Of course, I stopped and checked out all the shiny new televisions and drooled over a few of them. I didn't even bother looking at the tube-tv's. As I've said here before they're too heavy and would take up too much space in my small apartment, so I concentrated on the panel ones. Wow are they nice. I spotted a Maganavox tv that would have suited very nicely. A 23-inch with a great picture. Not too big, not too small and it would have mounted on the wall very easily. The price was $500.00.

Then reality set in.

1. I'm not about to go and spend 500 bucks on a television. If it were 300 I might have entertained the idea of buying it. But 500? Nah. Not for a 23-inch set.

2. The tv was HD. All the tv places are really pushing HDTV right now. I've seen HD, I like it, but the problem is that you need an HD receiver and that costs money (with the cheapest one being about 100 bucks). Of course, you could buy a tv that already has the receiver built-in, but that costs even more money. Combine that with the fact you have to subscribe to a service that actually broadcasts an HD signal (like DirecTV) and you can add that to the bill. And finally, there aren't that many channels that broadcast in HD. To get those channels, you need to pay extra monthly subscriber fees if on DirecTV.

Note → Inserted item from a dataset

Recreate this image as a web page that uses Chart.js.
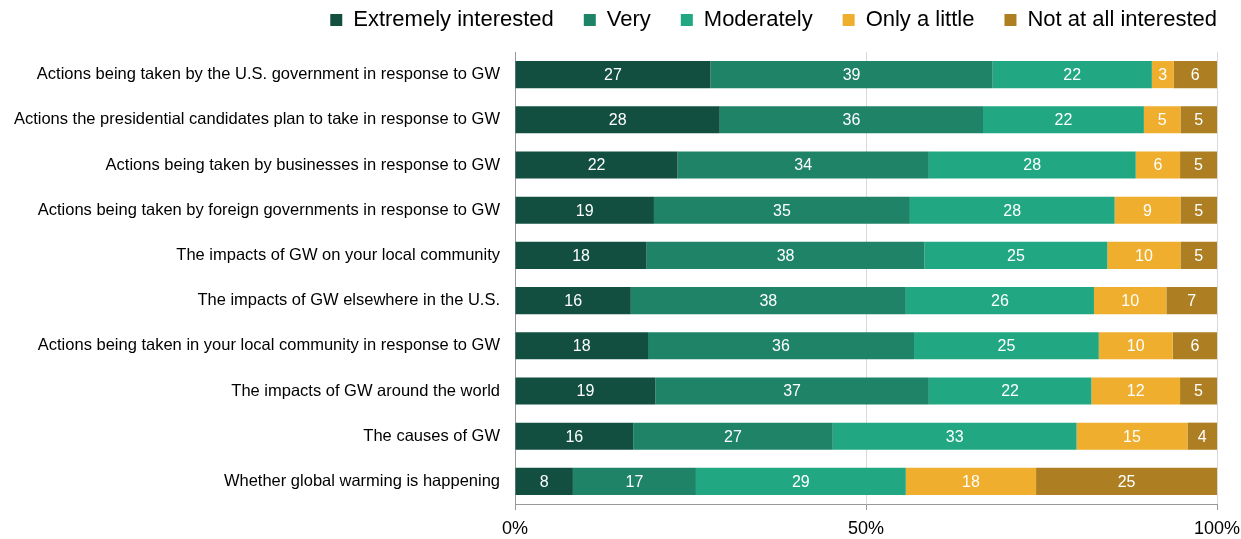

3. Considering that I haven't watched tv since I got to Tampa, and that I would only watch it maybe a couple of hours a day or less, does this really justify spending 500 bucks for a set, 100 bucks for an HD receiver and fifty bucks a month just to get the scant few channels that utilize the HD capability?

Answer: No.

I will eventually buy a widescreen television so I can watch my DVD movies on them. There's a new technology called Blu-Ray (a.k.a. "HD DVD"), so when the time comes that HDTV's come down in price enough where I can afford one, I will also purchase (should the technology be accepted) a DVD player that can play both standard discs and Blu-Ray discs. The total price for both the television and the Blu-Ray player will be around 500 bucks. That's for both pieces, not just the television. That I could find acceptable.

But as far as spending fifty bucks a month for television channels, no way. I'd rather stick rabbit ears on top of my tv first. At least that's free - and I'm hoping that free-tv will stick around for a long, long time.